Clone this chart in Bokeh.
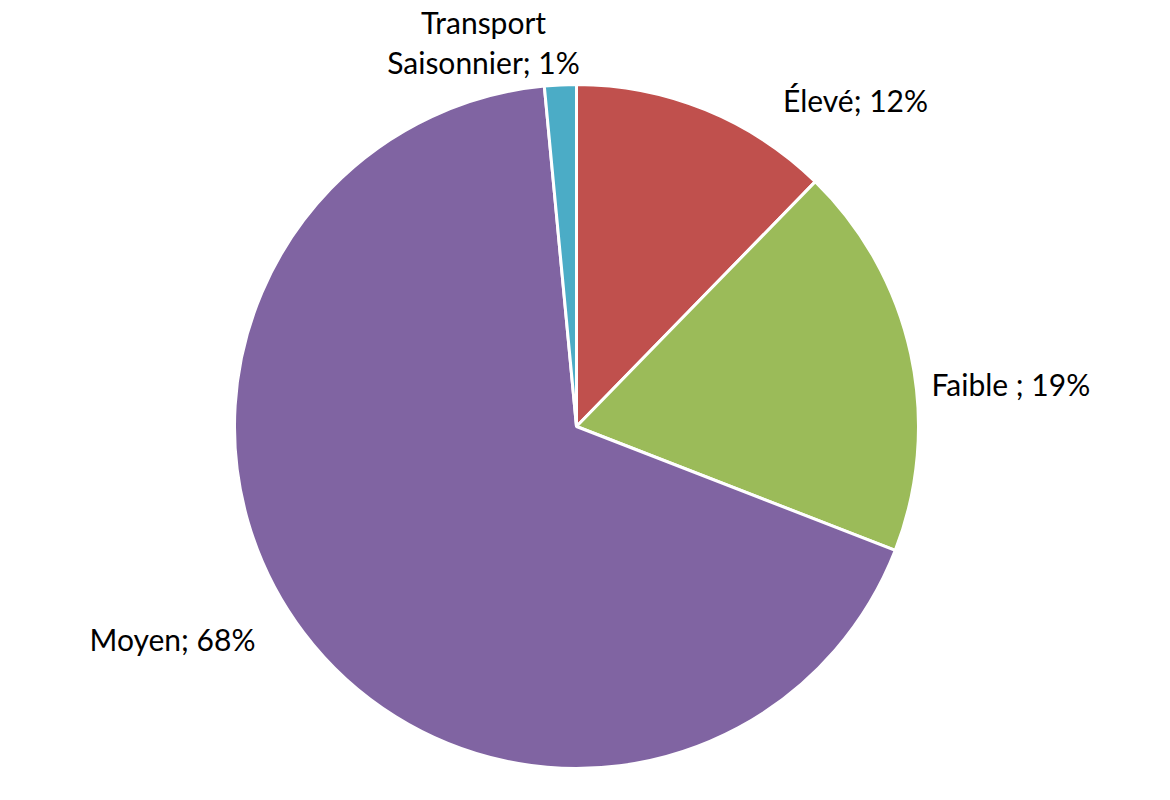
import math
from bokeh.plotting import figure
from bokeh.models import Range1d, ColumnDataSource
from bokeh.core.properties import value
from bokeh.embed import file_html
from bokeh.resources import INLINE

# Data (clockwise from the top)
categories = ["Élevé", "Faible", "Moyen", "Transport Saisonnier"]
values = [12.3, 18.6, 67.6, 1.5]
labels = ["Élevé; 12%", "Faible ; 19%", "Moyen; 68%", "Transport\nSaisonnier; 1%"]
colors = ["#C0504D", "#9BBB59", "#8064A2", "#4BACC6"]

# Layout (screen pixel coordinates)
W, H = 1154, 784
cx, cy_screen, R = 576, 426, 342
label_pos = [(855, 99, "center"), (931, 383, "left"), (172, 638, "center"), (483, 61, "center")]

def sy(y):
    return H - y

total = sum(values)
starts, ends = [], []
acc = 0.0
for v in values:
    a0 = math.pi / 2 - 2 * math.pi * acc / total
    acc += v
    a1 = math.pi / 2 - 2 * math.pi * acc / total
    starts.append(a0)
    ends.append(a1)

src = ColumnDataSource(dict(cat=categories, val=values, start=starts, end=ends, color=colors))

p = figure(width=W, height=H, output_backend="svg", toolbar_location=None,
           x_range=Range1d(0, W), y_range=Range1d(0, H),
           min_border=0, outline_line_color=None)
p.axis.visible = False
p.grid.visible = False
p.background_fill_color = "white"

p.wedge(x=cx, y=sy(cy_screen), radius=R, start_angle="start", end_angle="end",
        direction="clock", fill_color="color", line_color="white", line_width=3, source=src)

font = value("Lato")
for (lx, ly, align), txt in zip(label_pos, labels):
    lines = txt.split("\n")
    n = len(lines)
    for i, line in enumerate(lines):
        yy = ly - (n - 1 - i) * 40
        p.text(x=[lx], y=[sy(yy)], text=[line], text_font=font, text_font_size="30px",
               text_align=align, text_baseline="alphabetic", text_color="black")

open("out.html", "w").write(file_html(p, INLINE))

--

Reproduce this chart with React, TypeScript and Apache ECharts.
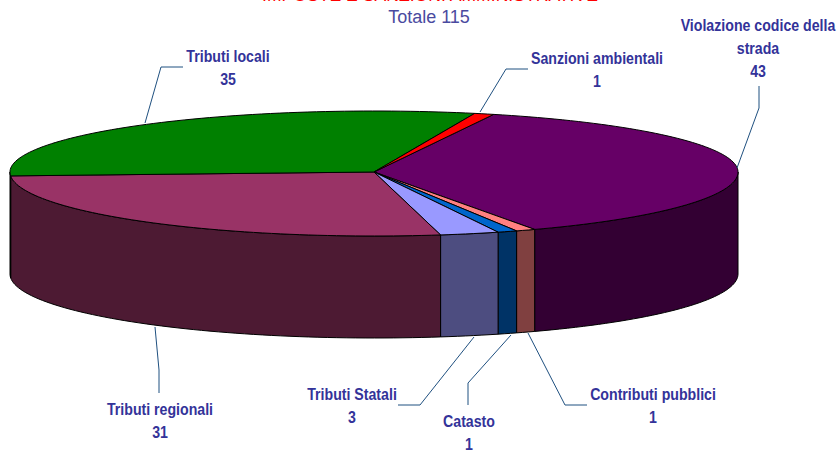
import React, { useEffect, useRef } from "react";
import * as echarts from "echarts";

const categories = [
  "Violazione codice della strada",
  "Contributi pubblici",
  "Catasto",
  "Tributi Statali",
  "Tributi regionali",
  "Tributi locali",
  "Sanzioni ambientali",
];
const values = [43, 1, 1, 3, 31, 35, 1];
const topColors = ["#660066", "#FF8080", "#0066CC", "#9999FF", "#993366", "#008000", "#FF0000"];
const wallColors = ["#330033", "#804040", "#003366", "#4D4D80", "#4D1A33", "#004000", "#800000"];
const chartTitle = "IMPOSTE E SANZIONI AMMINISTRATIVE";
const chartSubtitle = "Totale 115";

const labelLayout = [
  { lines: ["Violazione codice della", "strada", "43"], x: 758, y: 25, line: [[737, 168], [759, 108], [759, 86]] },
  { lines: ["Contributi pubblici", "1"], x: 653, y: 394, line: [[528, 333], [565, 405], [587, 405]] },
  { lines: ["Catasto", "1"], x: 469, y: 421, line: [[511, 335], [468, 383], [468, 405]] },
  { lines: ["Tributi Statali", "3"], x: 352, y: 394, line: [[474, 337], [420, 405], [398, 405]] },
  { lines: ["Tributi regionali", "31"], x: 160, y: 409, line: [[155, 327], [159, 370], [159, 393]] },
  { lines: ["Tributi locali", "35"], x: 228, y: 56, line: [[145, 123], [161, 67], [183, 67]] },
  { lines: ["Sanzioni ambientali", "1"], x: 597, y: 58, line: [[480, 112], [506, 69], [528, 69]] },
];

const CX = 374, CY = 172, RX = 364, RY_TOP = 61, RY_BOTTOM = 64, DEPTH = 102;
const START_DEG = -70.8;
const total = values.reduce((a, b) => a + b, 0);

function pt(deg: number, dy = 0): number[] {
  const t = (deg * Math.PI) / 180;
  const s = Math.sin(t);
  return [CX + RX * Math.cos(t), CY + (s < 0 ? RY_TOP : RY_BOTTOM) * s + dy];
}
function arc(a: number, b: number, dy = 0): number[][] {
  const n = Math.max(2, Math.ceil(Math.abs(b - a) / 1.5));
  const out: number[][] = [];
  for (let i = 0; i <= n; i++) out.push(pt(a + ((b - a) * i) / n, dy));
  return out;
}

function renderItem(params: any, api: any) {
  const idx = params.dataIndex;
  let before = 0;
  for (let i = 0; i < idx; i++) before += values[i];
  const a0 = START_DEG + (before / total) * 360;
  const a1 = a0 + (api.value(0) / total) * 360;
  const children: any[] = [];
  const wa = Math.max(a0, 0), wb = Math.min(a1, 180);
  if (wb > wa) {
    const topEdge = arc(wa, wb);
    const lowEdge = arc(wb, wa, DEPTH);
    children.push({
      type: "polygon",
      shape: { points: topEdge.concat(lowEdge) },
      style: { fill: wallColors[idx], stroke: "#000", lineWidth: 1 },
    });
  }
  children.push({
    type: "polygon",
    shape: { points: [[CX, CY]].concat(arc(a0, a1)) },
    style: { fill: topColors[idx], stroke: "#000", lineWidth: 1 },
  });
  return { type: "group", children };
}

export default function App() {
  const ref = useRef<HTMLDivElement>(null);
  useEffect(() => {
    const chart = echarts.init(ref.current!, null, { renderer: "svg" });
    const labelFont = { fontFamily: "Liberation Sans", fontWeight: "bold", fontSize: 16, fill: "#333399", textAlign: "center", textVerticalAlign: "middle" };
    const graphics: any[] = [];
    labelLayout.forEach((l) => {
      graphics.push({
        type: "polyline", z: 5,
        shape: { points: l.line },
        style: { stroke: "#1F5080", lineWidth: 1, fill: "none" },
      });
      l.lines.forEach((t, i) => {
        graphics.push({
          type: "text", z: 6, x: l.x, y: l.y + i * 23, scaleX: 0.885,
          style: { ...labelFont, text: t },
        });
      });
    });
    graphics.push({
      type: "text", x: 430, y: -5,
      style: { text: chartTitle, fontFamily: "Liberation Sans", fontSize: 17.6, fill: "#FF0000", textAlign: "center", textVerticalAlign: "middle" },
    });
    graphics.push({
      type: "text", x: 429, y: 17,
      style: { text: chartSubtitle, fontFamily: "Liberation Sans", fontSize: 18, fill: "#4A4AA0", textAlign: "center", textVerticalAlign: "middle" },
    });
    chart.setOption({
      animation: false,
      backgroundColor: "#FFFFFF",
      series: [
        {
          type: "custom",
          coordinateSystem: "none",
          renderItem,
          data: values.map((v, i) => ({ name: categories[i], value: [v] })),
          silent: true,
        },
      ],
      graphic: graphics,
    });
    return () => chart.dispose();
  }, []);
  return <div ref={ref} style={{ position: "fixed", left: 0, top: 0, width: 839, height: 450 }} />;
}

> _The request_: Lines from the one with "Reproduce this chart" through the one with "import * as" are the only ones to quote. Quote them exactly and leave out pictures.

> _Solution_:
Reproduce this chart with React, TypeScript and Apache ECharts.
import React, { useEffect, useRef } from "react";
import * as echarts from "echarts";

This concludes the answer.